1885 Potsdam Panoramic

In need of new places to settle and farm, the New York Legislature posted lands that included Potsdam for sale in 1786, two years before the colony became a state by ratifying the newly-written U.S. Constitution.

Commission members drew lines on a map, carving out 10 towns along the Canadian border, and named them all after European locales. Potsdam changed hands twice before any of its wealthy future proprietors set a foot on the ground.

Finally, in 1799, noted surveyor Benjamin Wright was dispatched to the area with seven assistants. They arrived at St. Regis, near present-day Hogansburg. The reservation was originally founded by Iroquois Catholic converts from Quebec 40 years earlier.

From there, Gordon Smith was chosen to traverse the Raquette River, and he got as far south as Norfolk before walking the rest of the way to Potsdam. The rest of his story reads like a parable:

"Here, in the untraversed wilderness, on ground which in all probability had never been trodden by white men before, [Gordon] discovered a tuft of timothy grass, evidently the product of a single seed, dropped by some bird in a spot congenial to its growth. He hailed it as a harbinger of civilization and proof that this would ultimately make exactly what it afterward did, a great grazing region," The New York Times later wrote of that fateful night (1903).

Four years later, land agent Benjamin Raymond returned by boat and built a sawmill and the first house. Next came a dam and a gristmill, as more tenants purchased plots and cleared their land for farms.

The new settlers met Indians "camping in the town," who were doing a brisk business in selling furs, and traded with the new residents, according to "Our Country and Its People: A Memorial Record of St. Lawrence County New York," edited by Gates Curtis (1894).

In 1806, the Town of Potsdam was officially incorporated.

"From that time on, the settlers came, almost all from Vermont, pushing their way westward through the woods," the Times wrote.

Ten years after Raymond first arrived, the population of Potsdam was already approaching 1,000 people.

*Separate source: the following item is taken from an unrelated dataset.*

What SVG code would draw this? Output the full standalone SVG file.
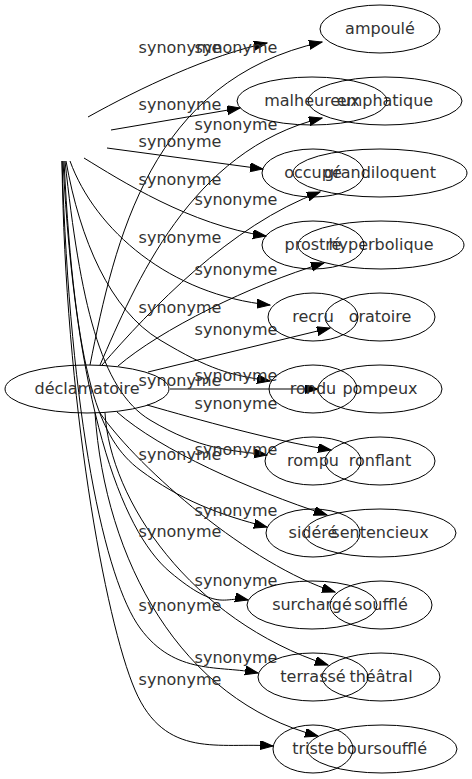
<svg xmlns="http://www.w3.org/2000/svg" width="472" height="779" viewBox="0 0 472 779">
<style>
.n ellipse{fill:none;stroke:#000;stroke-width:1}
text{font-family:"DejaVu Sans",Verdana,sans-serif;font-size:16px;fill:#333;text-anchor:middle}
.e path{fill:none;stroke:#000;stroke-width:1;marker-end:url(#ah)}
</style>
<defs>
<marker id="ah" markerUnits="userSpaceOnUse" markerWidth="14" markerHeight="10" refX="13" refY="4.5" orient="auto">
<path d="M0,0 L13,4.5 L0,9 z" fill="#000" stroke="#000" stroke-width="1"/>
</marker>
</defs>
<rect width="472" height="779" fill="#fff"/>
<g id="edges" class="e">
<path d="M90,365 C115,240 150,80 322,42"/>
<path d="M100,365 C135,285 190,150 322,118"/>
<path d="M102,365 C150,310 230,225 320,192"/>
<path d="M118,366 C160,330 250,285 324,263"/>
<path d="M148,372 L330,328"/>
<path d="M170,389 L318,389"/>
<path d="M147,405 C200,420 270,440 331,450"/>
<path d="M117,412 C160,450 250,490 327,515"/>
<path d="M100,413 C140,470 250,565 335,592"/>
<path d="M105,413 C110,500 190,620 328,665"/>
<path d="M95,413 C105,560 180,700 318,736"/>
<path d="M88,117 C140,88 210,55 267,43"/>
<path d="M111,130 L240,108"/>
<path d="M107,148 L263,169"/>
<path d="M84,158 C120,180 190,225 266,236"/>
<path d="M70,161 C95,230 170,295 270,305"/>
<path d="M66,161 C80,240 110,310 160,340 S230,375 270,381"/>
<path d="M65,161 C80,300 100,390 150,420 S230,450 267,455"/>
<path d="M64,161 C75,380 100,440 140,470 S220,515 267,527"/>
<path d="M63,161 C75,400 120,530 170,572 S225,595 248,600"/>
<path d="M62,161 C70,420 105,580 140,628 S220,665 258,673"/>
<path d="M62,161 C65,400 105,620 135,690 S220,742 273,746"/>
</g>
<g id="edge-labels">
<text x="180" y="53">synonyme</text>
<text x="180" y="110">synonyme</text>
<text x="180" y="147">synonyme</text>
<text x="180" y="185">synonyme</text>
<text x="180" y="243">synonyme</text>
<text x="180" y="313">synonyme</text>
<text x="180" y="386">synonyme</text>
<text x="180" y="460">synonyme</text>
<text x="180" y="537">synonyme</text>
<text x="180" y="611">synonyme</text>
<text x="180" y="685">synonyme</text>
<text x="236" y="53">synonyme</text>
<text x="236" y="130">synonyme</text>
<text x="236" y="205">synonyme</text>
<text x="236" y="275">synonyme</text>
<text x="236" y="335">synonyme</text>
<text x="236" y="381">synonyme</text>
<text x="236" y="409">synonyme</text>
<text x="236" y="455">synonyme</text>
<text x="236" y="516">synonyme</text>
<text x="236" y="586">synonyme</text>
<text x="236" y="663">synonyme</text>
</g>
<g id="declamatoire" class="n"><ellipse cx="87" cy="389" rx="82" ry="24"/><text x="87" y="394">déclamatoire</text></g>
<g id="ampoule" class="n"><ellipse cx="380" cy="29" rx="60" ry="24"/><text x="380" y="34">ampoulé</text></g>
<g id="emphatique" class="n"><ellipse cx="385" cy="101" rx="77" ry="24"/><text x="385" y="106">emphatique</text></g>
<g id="grandiloquent" class="n"><ellipse cx="380" cy="173" rx="87" ry="24"/><text x="380" y="178">grandiloquent</text></g>
<g id="hyperbolique" class="n"><ellipse cx="381" cy="245" rx="83" ry="24"/><text x="381" y="250">hyperbolique</text></g>
<g id="oratoire" class="n"><ellipse cx="380" cy="317" rx="55" ry="24"/><text x="380" y="322">oratoire</text></g>
<g id="pompeux" class="n"><ellipse cx="380" cy="389" rx="62" ry="24"/><text x="380" y="394">pompeux</text></g>
<g id="ronflant" class="n"><ellipse cx="380" cy="461" rx="55" ry="24"/><text x="380" y="466">ronflant</text></g>
<g id="sentencieux" class="n"><ellipse cx="380" cy="533" rx="76" ry="24"/><text x="380" y="538">sentencieux</text></g>
<g id="souffle" class="n"><ellipse cx="381" cy="605" rx="51" ry="24"/><text x="381" y="610">soufflé</text></g>
<g id="theatral" class="n"><ellipse cx="381" cy="677" rx="59" ry="24"/><text x="381" y="682">théâtral</text></g>
<g id="boursouffle" class="n"><ellipse cx="382" cy="749" rx="75" ry="24"/><text x="382" y="754">boursoufflé</text></g>
<g id="malheureux" class="n"><ellipse cx="312" cy="101" rx="75" ry="24"/><text x="312" y="106">malheureux</text></g>
<g id="occupe" class="n"><ellipse cx="313" cy="173" rx="51" ry="24"/><text x="313" y="178">occupé</text></g>
<g id="prostre" class="n"><ellipse cx="313" cy="245" rx="51" ry="24"/><text x="313" y="250">prostré</text></g>
<g id="recru" class="n"><ellipse cx="313" cy="317" rx="45" ry="24"/><text x="313" y="322">recru</text></g>
<g id="rondu" class="n"><ellipse cx="313" cy="389" rx="44" ry="24"/><text x="313" y="394">rondu</text></g>
<g id="rompu" class="n"><ellipse cx="313" cy="461" rx="48" ry="24"/><text x="313" y="466">rompu</text></g>
<g id="sidere" class="n"><ellipse cx="313" cy="533" rx="47" ry="24"/><text x="313" y="538">sidéré</text></g>
<g id="surcharge" class="n"><ellipse cx="312" cy="605" rx="65" ry="24"/><text x="312" y="610">surchargé</text></g>
<g id="terrasse" class="n"><ellipse cx="313" cy="677" rx="55" ry="24"/><text x="313" y="682">terrassé</text></g>
<g id="triste" class="n"><ellipse cx="313" cy="749" rx="40" ry="24"/><text x="313" y="754">triste</text></g>
</svg>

Old Potsdam Town Photo"The nucleus of settlement, the present village, was at the falls of the Racquette River, where Raymond had erected his own home and land office. Clustered around the waterfall were a gristmill, sawmill, fullingmill, carding machine, mechanics shops and fifteen dwellings. The pioneer farmers lived in clearings in the surrounding area. This was a typical clearing-in-the-woods civilization, the beginning all over again," wrote W. Charles Lahey, in The Potsdam Tradition: A History and a Challenge. "Even though life in Potsdam was hard and uncertain, the urge for progress prompted an early movement for education."

With families came children, and a need for schooling. Raymond's home was no longer adequate for holding church services and hosting classes.